# start of Records to use

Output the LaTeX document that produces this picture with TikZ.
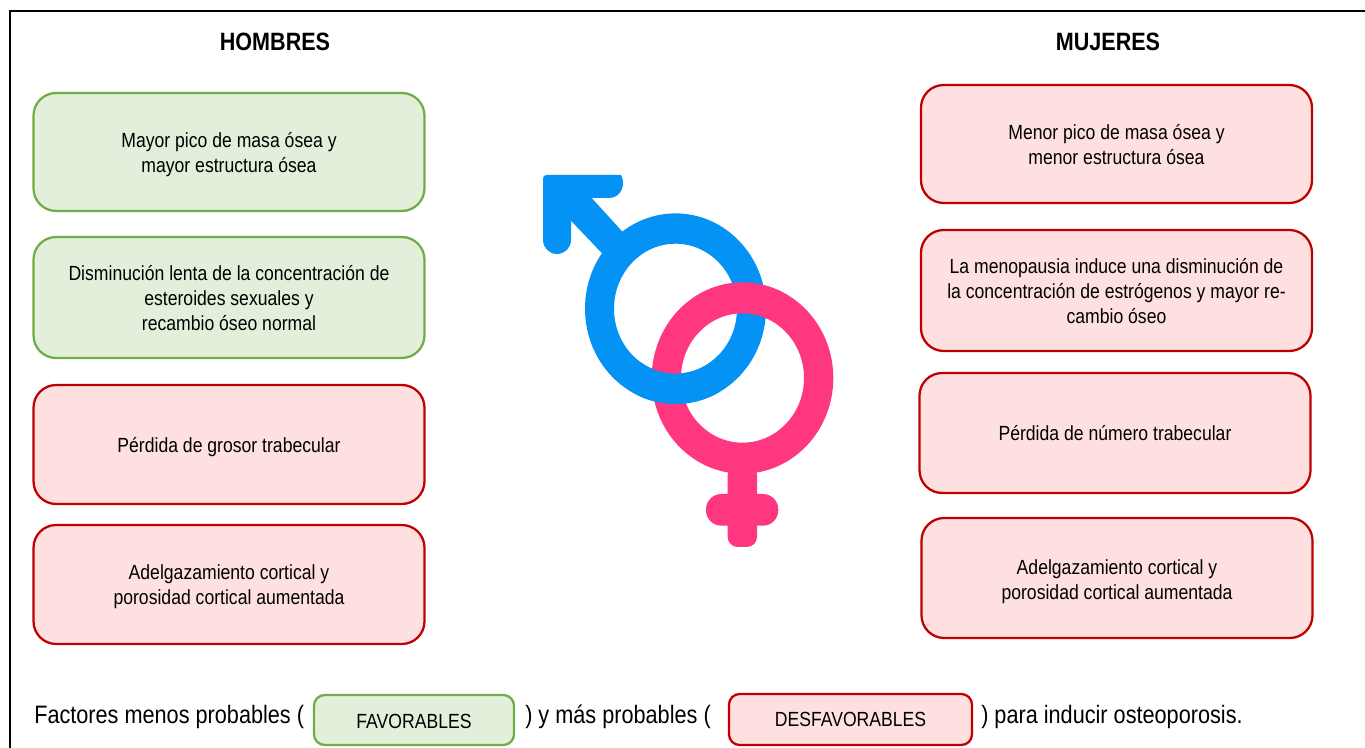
\documentclass[tikz,border=0pt]{standalone}
\usepackage{fontspec}
\setmainfont[FakeStretch=0.86]{Liberation Sans}
\definecolor{favfill}{HTML}{E2EFDA}
\definecolor{favline}{HTML}{70AD47}
\definecolor{desfill}{HTML}{FFE0E1}
\definecolor{desline}{HTML}{C00000}
\definecolor{maleblue}{HTML}{0492F5}
\definecolor{femalepink}{HTML}{FF3780}
\newcommand{\bajar}[1]{\rule{0pt}{#1}}
\tikzset{
	factor/.style = {rounded corners = 17pt, line width = 1.7pt, minimum width = 293.25pt, align = center,
		font = \fontsize{15.35}{18.75}\selectfont},
	fav/.style = {factor, draw = favline, fill = favfill},
	desfav/.style = {factor, draw = desline, fill = desfill},
	heading/.style = {font = \fontsize{18.8}{22}\selectfont\bfseries},
	legendtext/.style = {anchor = base west, inner sep = 0pt, font = \fontsize{18.9}{22}\selectfont},
	legendbox/.style = {rounded corners = 8pt, minimum width = #1}
}
\begin{document}
\begin{tikzpicture}[x = 0.75pt, y = -0.75pt]
	\useasboundingbox (0,0) rectangle (1365,748);
	\draw[line width = 2.2pt] (1365,11) -- (10,11) -- (10,748);

	\node[heading] (hombres) at (275,42) {HOMBRES};
	\node[heading] (mujeres) at (1108,42) {MUJERES};

	\node[fav, minimum height = 88.5pt] (hombresa) at (229,152) {\bajar{14.5pt}Mayor pico de masa ósea y\\mayor estructura ósea};
	\node[fav, minimum height = 90.75pt] (hombresb) at (229,297.5) {\bajar{12.5pt}Disminución lenta de la concentración de\\esteroides sexuales y\\recambio óseo normal};
	\node[desfav, minimum height = 89.25pt] (hombresc) at (229,444.5) {\bajar{14.5pt}Pérdida de grosor trabecular};
	\node[desfav, minimum height = 89.25pt] (hombresd) at (229,584.5) {\bajar{14pt}Adelgazamiento cortical y\\porosidad cortical aumentada};

	\node[desfav, minimum height = 88.5pt] (mujeresa) at (1116.5,144) {\bajar{12.5pt}Menor pico de masa ósea y\\menor estructura ósea};
	\node[desfav, minimum height = 90.75pt] (mujeresb) at (1116.5,290.5) {\bajar{12.5pt}La menopausia induce una disminución de\\la concentración de estrógenos y mayor re-\\cambio óseo};
	\node[desfav, minimum height = 90pt] (mujeresc) at (1115,433) {Pérdida de número trabecular};
	\node[desfav, minimum height = 90pt] (mujeresd) at (1117,578) {\bajar{17pt}Adelgazamiento cortical y\\porosidad cortical aumentada};

	% simbolos
	\fill[maleblue] (543,179) .. controls (543,176) and (544,175) .. (547,175) -- (621,175) .. controls (626,183) and (622,198) .. (609,198) -- (591.7,198) -- (622.7,232) -- (601.7,253) -- (571,220.7) -- (571,240) arc (0:180:14) -- cycle;
	\fill[maleblue, even odd rule] (675.5,308.7) ellipse (90.5 and 95.3) (675.5,308.7) ellipse (61.5 and 65);
	\fill[femalepink, even odd rule] (742.5,378) ellipse (90.8 and 95.7) (742.5,378) ellipse (61.5 and 64.7);
	\fill[femalepink, rounded corners = 7.5pt] (727.7,465) -- (757,465) -- (757,547) -- (727.7,547) -- cycle;
	\fill[femalepink, rounded corners = 11.5pt] (706,494) -- (778.3,494) -- (778.3,525.7) -- (706,525.7) -- cycle;
	\begin{scope}
		\clip (640,350) rectangle (720,415);
		\fill[maleblue, even odd rule] (675.5,308.7) ellipse (90.5 and 95.3) (675.5,308.7) ellipse (61.5 and 65);
	\end{scope}

	% leyenda
	\node[legendtext] (lega) at (34,723) {Factores menos probables (};
	\node[fav, legendbox = 150pt, minimum height = 37.5pt] (favorables) at (414,720) {\bajar{12.5pt}FAVORABLES};
	\node[legendtext] (legb) at (525,723) {) y más probables (};
	\node[desfav, legendbox = 182.25pt, minimum height = 38.25pt] (desfavorables) at (850.5,719.5) {DESFAVORABLES};
	\node[legendtext] (legc) at (981,723) {) para inducir osteoporosis.};
\end{tikzpicture}
\end{document}
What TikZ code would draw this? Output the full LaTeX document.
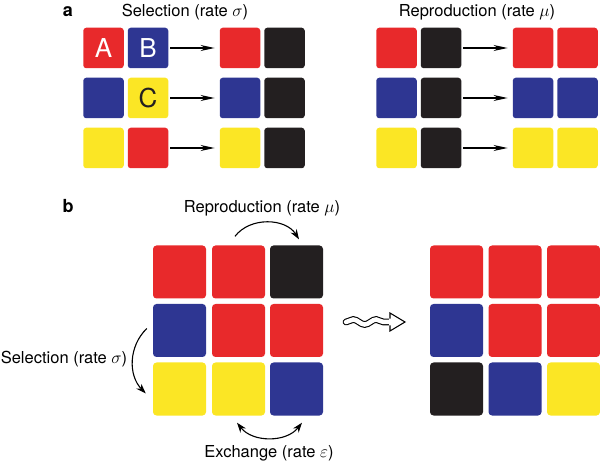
\documentclass[tikz,border=0pt]{standalone}
\usepackage{fontspec}
\setmainfont{TeX Gyre Heros}
\usetikzlibrary{positioning, arrows.meta, decorations.pathmorphing}

\definecolor{tred}{HTML}{E8292B}
\definecolor{tblue}{HTML}{2E3692}
\definecolor{tyellow}{HTML}{FBE625}
\definecolor{tblack}{HTML}{231F20}

\tikzset{
  tile/.style={fill=#1, minimum size=40.5pt, inner sep=0pt, rounded corners=3pt},
  bigtile/.style={fill=#1, minimum size=53pt, inner sep=0pt, rounded corners=3.5pt},
  lbl/.style={font=\fontsize{16.5}{19}\selectfont, anchor=base, inner sep=0pt},
  panel/.style={font=\fontsize{18}{20}\selectfont\bfseries, anchor=base, inner sep=0pt},
  movearrow/.style={-{Stealth[length=14pt,width=6pt]}, line width=1.1pt, shorten <=2pt, shorten >=5pt},
  bendarrow/.style={-{Stealth[length=10pt,width=7pt]}, line width=1.1pt}
}

\begin{document}
\begin{tikzpicture}[x=1pt, y=-1pt]
\useasboundingbox (0,0) rectangle (600,462);

% panel a
\node[panel] (pa) at (68,17) {a};
\node[lbl] (ttlsel) at (185,17) {Selection (rate $\sigma$)};
\node[lbl] (ttlrep) at (477,17) {Reproduction (rate $\mu$)};

% selection rows: two tiles, arrow, two tiles
\foreach \r/\ca/\cb/\cc in {1/tred/tblue/tred, 2/tblue/tyellow/tblue, 3/tyellow/tred/tyellow} {
  \node[tile=\ca] (sel\r a) at (103.5,50*\r-2) {};
  \node[tile=\cb] (sel\r b) at (148,50*\r-2) {};
  \node[tile=\cc] (selout\r a) at (240,50*\r-2) {};
  \node[tile=tblack] (selout\r b) at (284.5,50*\r-2) {};
  \draw[movearrow] (sel\r b) -- (selout\r a);
}
\node[font=\fontsize{26}{28}\selectfont, text=white] (letA) at (sel1a) {A};
\node[font=\fontsize{26}{28}\selectfont, text=white] (letB) at (sel1b) {B};
\node[font=\fontsize{26}{28}\selectfont, text=tblack] (letC) at (sel2b) {C};

% reproduction rows
\foreach \r/\ca in {1/tred, 2/tblue, 3/tyellow} {
  \node[tile=\ca] (rep\r a) at (396.5,50*\r-2) {};
  \node[tile=tblack] (rep\r b) at (441,50*\r-2) {};
  \node[tile=\ca] (repout\r a) at (533,50*\r-2) {};
  \node[tile=\ca] (repout\r b) at (577.5,50*\r-2) {};
  \draw[movearrow] (rep\r b) -- (repout\r a);
}

% panel b
\node[panel] (pb) at (68,213) {b};

% grid before
\foreach \r/\ca/\cb/\cc in {1/tred/tred/tblack, 2/tblue/tred/tred, 3/tyellow/tyellow/tblue} {
  \node[bigtile=\ca] (b\r1) at (179.5,213.5+58.5*\r) {};
  \node[bigtile=\cb] (b\r2) at (238.5,213.5+58.5*\r) {};
  \node[bigtile=\cc] (b\r3) at (296.5,213.5+58.5*\r) {};
}

% grid after
\foreach \r/\ca/\cb/\cc in {1/tred/tred/tred, 2/tblue/tred/tred, 3/tblack/tblue/tyellow} {
  \node[bigtile=\ca] (c\r1) at (456.5,213.5+58.5*\r) {};
  \node[bigtile=\cb] (c\r2) at (515,213.5+58.5*\r) {};
  \node[bigtile=\cc] (c\r3) at (573.5,213.5+58.5*\r) {};
}

% curved arrows and their labels
\node[lbl] (ttlrepb) at (262,213) {Reproduction (rate $\mu$)};
\draw[bendarrow] ([shift={(-3.5,-9)}]b12.north) to[bend left=55] ([shift={(2.5,-6)}]b13.north);

\node[lbl] (ttlselb) at (64,363) {Selection (rate $\sigma$)};
\draw[bendarrow] ([shift={(-6,-2)}]b21.west) to[bend right=45] ([shift={(-7,4.5)}]b31.west);

\node[lbl] (ttlexb) at (269,457) {Exchange (rate $\varepsilon$)};
\draw[bendarrow, {Stealth[length=10pt,width=7pt]}-{Stealth[length=10pt,width=7pt]}] ([shift={(-1.5,7)}]b32.south) to[bend right=52] ([shift={(5.5,7)}]b33.south);

% wavy outline arrow
\coordinate (w1) at (346,322);
\coordinate (w2) at (392,322);
\draw[line width=1.1pt, double=white, double distance=4.5pt, line cap=round,
  decorate, decoration={snake, amplitude=2.5pt, segment length=23pt}] (w1) -- (w2);
\fill[white] (389,312) -- (405,322) -- (389,332) -- cycle;
\draw[line width=1.1pt, line join=miter] ([shift={(-2,-3.4)}]w2) -- ([shift={(-2,-9)}]w2) -- (405,322) -- ([shift={(-2,9)}]w2) -- ([shift={(-2,3.4)}]w2);

\end{tikzpicture}
\end{document}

# end of Records to use

Please repeat exactly the data above from its first line to the line that contains "89.25pt] (hombresd) at", inclusive, and leave every picture out.

Output the LaTeX document that produces this picture with TikZ.
\documentclass[tikz,border=0pt]{standalone}
\usepackage{fontspec}
\setmainfont[FakeStretch=0.86]{Liberation Sans}
\definecolor{favfill}{HTML}{E2EFDA}
\definecolor{favline}{HTML}{70AD47}
\definecolor{desfill}{HTML}{FFE0E1}
\definecolor{desline}{HTML}{C00000}
\definecolor{maleblue}{HTML}{0492F5}
\definecolor{femalepink}{HTML}{FF3780}
\newcommand{\bajar}[1]{\rule{0pt}{#1}}
\tikzset{
	factor/.style = {rounded corners = 17pt, line width = 1.7pt, minimum width = 293.25pt, align = center,
		font = \fontsize{15.35}{18.75}\selectfont},
	fav/.style = {factor, draw = favline, fill = favfill},
	desfav/.style = {factor, draw = desline, fill = desfill},
	heading/.style = {font = \fontsize{18.8}{22}\selectfont\bfseries},
	legendtext/.style = {anchor = base west, inner sep = 0pt, font = \fontsize{18.9}{22}\selectfont},
	legendbox/.style = {rounded corners = 8pt, minimum width = #1}
}
\begin{document}
\begin{tikzpicture}[x = 0.75pt, y = -0.75pt]
	\useasboundingbox (0,0) rectangle (1365,748);
	\draw[line width = 2.2pt] (1365,11) -- (10,11) -- (10,748);

	\node[heading] (hombres) at (275,42) {HOMBRES};
	\node[heading] (mujeres) at (1108,42) {MUJERES};

	\node[fav, minimum height = 88.5pt] (hombresa) at (229,152) {\bajar{14.5pt}Mayor pico de masa ósea y\\mayor estructura ósea};
	\node[fav, minimum height = 90.75pt] (hombresb) at (229,297.5) {\bajar{12.5pt}Disminución lenta de la concentración de\\esteroides sexuales y\\recambio óseo normal};
	\node[desfav, minimum height = 89.25pt] (hombresc) at (229,444.5) {\bajar{14.5pt}Pérdida de grosor trabecular};
	\node[desfav, minimum height = 89.25pt] (hombresd) at (229,584.5) {\bajar{14pt}Adelgazamiento cortical y\\porosidad cortical aumentada};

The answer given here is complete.